COOL UNDER ‘FIRE’
David Eigenberg on filming with firefighters, remembering ‘Sex and the City’ and relishing family time in Bucktown
Aformer Marine and a family man with a 4-year-old son and a devoted wife, David Eigenberg closely resembles Steve Brady, the beloved, amiable bartender he played for 12 years on HBO’s “Sex and the City” and in the franchise’s subsequent films. In fact, the producers took such a liking to Eigenberg that they wrote the character of Steve with him in mind.
But even with that series’ success and the celebrity it imparted on him, Eigenberg has held on to the humility he acquired growing up outside Chicago. “I just lucked out and landed in the right place at the right time,” he says of his star turn on the show.

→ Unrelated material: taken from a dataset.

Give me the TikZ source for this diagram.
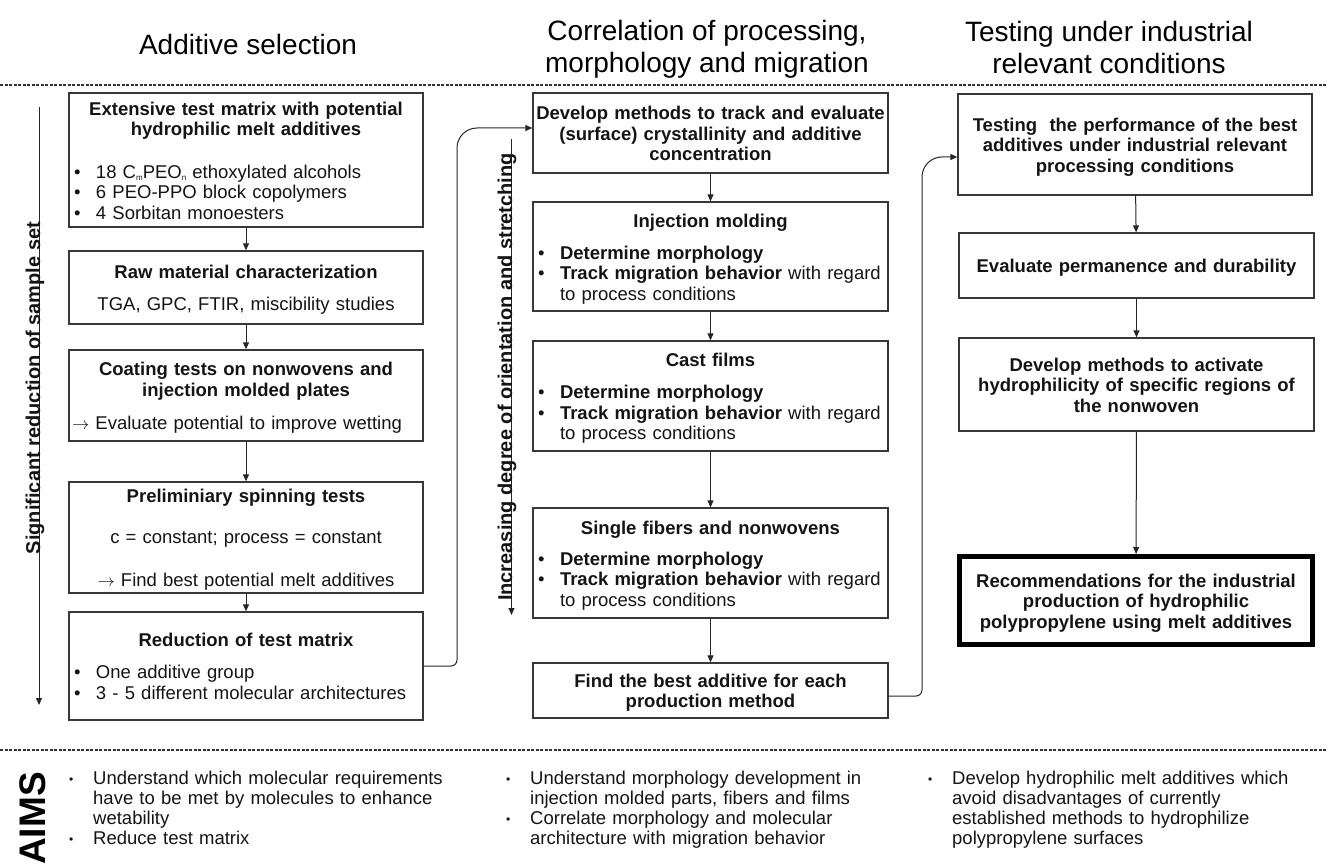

That down-to-earth sensibility is part of what makes Eigenberg, 48, so compelling as a character actor. It’s certainly apparent in his latest role on “Chicago Fire,” the NBC drama that premiered in the fall and follows a squad of local firefighters and paramedics. Eigenberg plays Christopher Herrmann, a veteran firefighter and self-effacing father and husband who’s evicted from his home in the very first episode. “When I first read the script, I was like, ‘Wow. This guy is right up my alley,’ ” he says.
Like Herrmann, Eigenberg has had his share of character-building experiences. Though he was born in Long Island, Eigenberg spent his youth bouncing around a series of Chicago suburbs, finally landing in Naperville, where he was, as he puts it, a “juvenile delinquent.” “I got mixed up in teenage drinking, getting into trouble, carousing,” he admits. “I ripped out my parents’ hearts a few times.”